On the other hand, there's pressure from outside Israel--the US in particular--to push as close to Syria itself, no doubt to pick a fight there. The neocons want a naked invasion, but I am not sure that the Israeli public would stand for that, so some pretext will have to come about to invade.

I think the Americans are involved. I know that news reports say that Bush hasn't talked to Olmert, but someone is. How to explain all those arms shipments to Israel otherwise? Also, WH neocon liaisons with Israel are transmitting intelligence data to the Israelis. Supposedly that data only includes tracking arms shipments and supplies from Iran/Syria--but that could just as easily be information that would help to prepare for an invasion.
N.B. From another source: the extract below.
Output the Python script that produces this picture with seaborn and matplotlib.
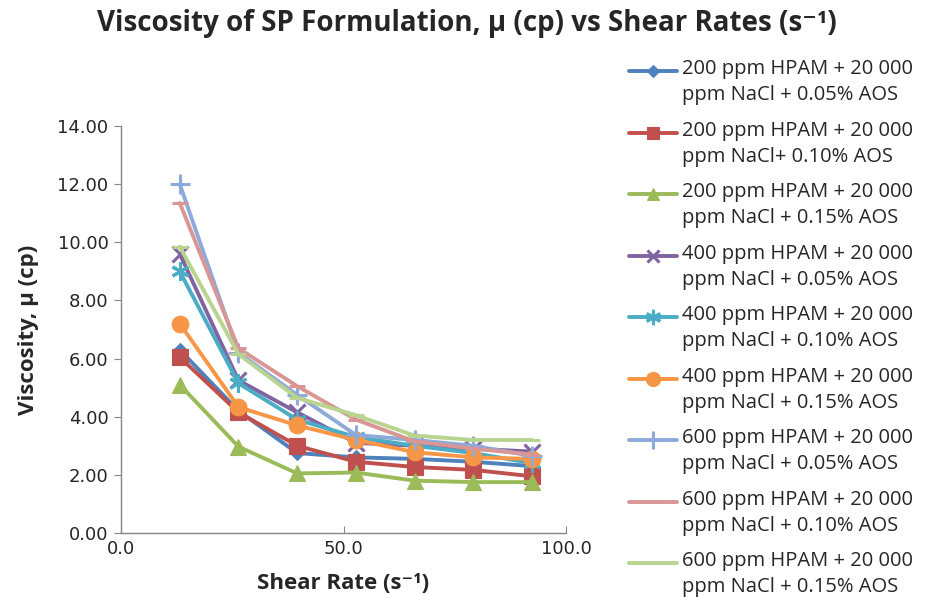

The German thing does sound off the wall a bit. What I find stranger--but that inspires some hope--is the Israeli ambassador to Singapore talking about getting the Indonesias/maysians involved in a multi-national force.

These would be comprised of mostly Moslem soldiers. To show the world that not all Moslems hate Israel and that two of the world's most populous Islamic nations support peace and are not extremists is a hopeful sign. But you have to look at the source: a low-level ambassador in an area of the world that I imagine many in the Israeli govt. could care less about.

No doubt the more extreme elements within Israel have no desire to promote any positive PR for moderate Moslems. Remember, Olmert himself talks about the conflict between Islamic and "western" values. This notion promotes the idea that Islam itself is immune to "civilized" behavior.